1. Les Armes de Jean de GÉNIBROUSE, seigneur de Canac, Nages et Tiberet (1669).

Malgré l’arrachement des encadrements, quelques fragments trouvés sur le site renseignent sur la conception -très classique- de ces fenêtres : il s’agissait de fenêtres à croisée majoritairement en grès rose, pierre trouvée en abondance dans la proche région dite « Rougier de Camarès ». Cette pierre se retrouve en réemploi dans les maisons du village de Canac . Si l’on excepte ce type de pierre, tous les murs comme  les lauzes du toit sont en schiste, matériau extrait sur le terrain lui-même comme en témoigne le front de taille présent à 3 m de la façade nord-ouest.

2. Elévation en perspective de la maison forte de Canac (façades sud-est et nord-est)

La partie droite du dessin représente la façade nord-est flanquée d’une tour d’angle tournée vers la vallée du Dourdou et l’ancienne province de Guyenne.

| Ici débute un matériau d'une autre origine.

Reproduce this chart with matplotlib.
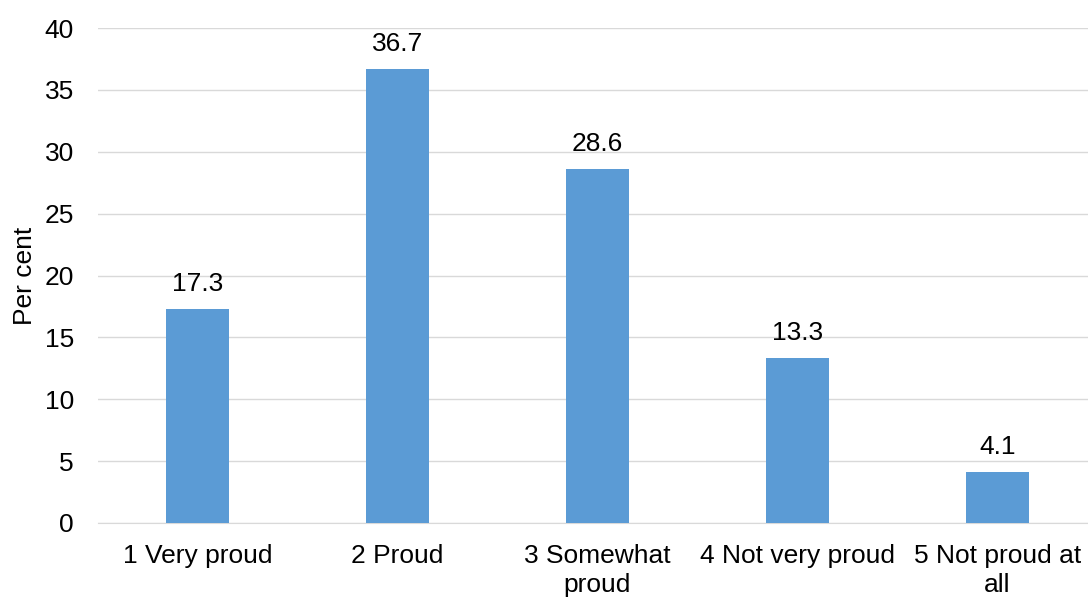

Cette façade semble bien moins richement dotée en ouvertures que la façade sud-est : Les vestiges n’indiquent qu’une seule grande fenêtre, probablement aussi à croisée, compte tenu de sa taille. Les niveaux inférieurs comportent quelques petites ouvertures dont le barreaudage semblerait la protection la plus simple.
La tour devait surplomber le corps de logis d’un niveau. L’escalier intérieur remplissait tout l’espace disponible. Dans l’épaisseur du mur, une latrine est encore présente.

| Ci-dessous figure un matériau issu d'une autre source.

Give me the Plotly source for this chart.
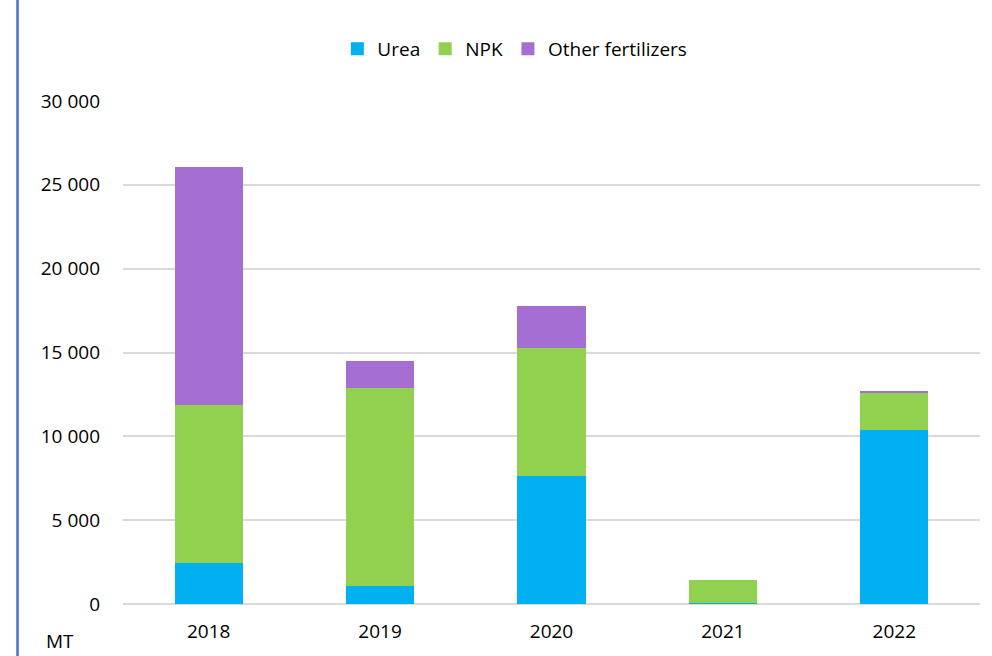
import plotly.graph_objects as go

years = ["2018", "2019", "2020", "2021", "2022"]
urea = [2440, 1070, 7640, 40, 10380]
npk = [9410, 11840, 7610, 1420, 2205]
other = [14210, 1590, 2550, 0, 60]
y_ticks = [0, 5000, 10000, 15000, 20000, 25000, 30000]
y_tick_text = ["0", "5 000", "10 000", "15 000", "20 000", "25 000", "30 000"]

FONT = "Open Sans"
series = [("Urea", urea, "#00B0F0"), ("NPK", npk, "#92D050"),
          ("Other fertilizers", other, "#A56ED3")]
fig = go.Figure()
for name, vals, col in series:
    fig.add_trace(go.Bar(x=years, y=vals, name=name, showlegend=False,
                         marker=dict(color=col, line=dict(width=0))))
for name, vals, col in series:
    fig.add_trace(go.Scatter(x=[None], y=[None], mode="markers", name=name,
                             marker=dict(symbol="square", size=13, color=col)))

fig.update_layout(
    barmode="stack",
    bargap=0.603,
    width=992, height=656,
    margin=dict(l=123, r=12, t=101, b=52),
    plot_bgcolor="white", paper_bgcolor="white",
    font=dict(family=FONT, size=19, color="#000000"),
    legend=dict(orientation="h", x=0.519, xanchor="center", xref="container",
                y=1 - 49 / 656, yref="container", yanchor="middle",
                font=dict(size=19), traceorder="normal", itemwidth=30),
    showlegend=True,
)
fig.update_xaxes(showgrid=False, showline=False, ticks="", tickfont=dict(size=19),
                 ticklabelstandoff=14)
fig.update_yaxes(range=[0, 30000], tickvals=y_ticks, ticktext=y_tick_text,
                 showgrid=True, gridcolor="#D9D9D9", gridwidth=2,
                 zeroline=True, zerolinecolor="#D9D9D9", zerolinewidth=2,
                 showline=False, ticks="", tickfont=dict(size=19), ticklabelstandoff=22)
fig.add_annotation(text="MT", xref="paper", yref="paper", x=(60 - 123) / 857,
                   y=-(640 - 603.5) / 502.5, xanchor="center", yanchor="middle",
                   showarrow=False, font=dict(size=19, family=FONT))
fig.add_shape(type="line", xref="paper", yref="paper",
              x0=(17.5 - 123) / 857, x1=(17.5 - 123) / 857,
              y0=-0.2, y1=1.3, line=dict(color="#4472C4", width=2.5))
fig.write_html("out.html", config={"displayModeBar": False},
               post_script="document.body.style.margin='0px';")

            Par analogie avec les châteaux et maisons fortes des environs, la toiture était probablement à quatre pentes, tant pour la tour que pour le corps de logis.  La couverture était en lauzes (et non en ardoises) et le débord de toiture pouvait s’appuyer sur des corbeaux de pierre tels ceux retrouvés en réemploi dans le village de Canac .  

L'intérieur

L’analyse des vestiges indique que sur une surface au sol de 308m2, la maison-forte comprenait plusieurs espaces distincts :

3. Plan de base de la maison forte 

Depuis la porte d’entrée (1), et  avant de gravir la première volée de l’escalier, une porte donnait accès à une salle voutée partiellement enterrée et creusée dans le rocher (corps de logis 3) dont le seul éclairage provenait d’un soupirail en hauteur. Des coups de sabre tendent à indiquer que c’est ce corps de logis qui a été construit en premier. L’accès au niveau supérieur était possible grâce à une ouverture dans la voûte par laquelle passait une échelle ou un escalier de bois. 

4. Salle voutée avec l'entrée primitive de la maison forte. La flêche indique le passage (refermé) de l'échelle vers le niveau supérieur.

Le niveau du sol de cette pièce est plus bas que le reste, ce qui se répercute sur les niveaux supérieurs. Quand le reste du bâtiment a été construit à 1,5 ou 2m plus en hauteur, le rôle de l’escalier a été de rétablir l’uniformisation des niveaux. Par une savante inclinaison des différentes volées de marches, la différence entre les seconds niveaux s’amenuise pour disparaitre complètement aux troisièmes et quatrièmes niveaux.

L'escalier à volées inversées

La restitution intérieure selon un plan de coupe sud-ouest explique clairement  la fonctionnalité de l’escalier à volées inversées:

Les paliers en haut de chacune des volées desservent de plain-pied des pièces qui ne sont pas à la même altitude. Les quatre premières volées reposent sur une voute en pierre, la cinquième qui relie les niveaux 3 et 4 serait en bois.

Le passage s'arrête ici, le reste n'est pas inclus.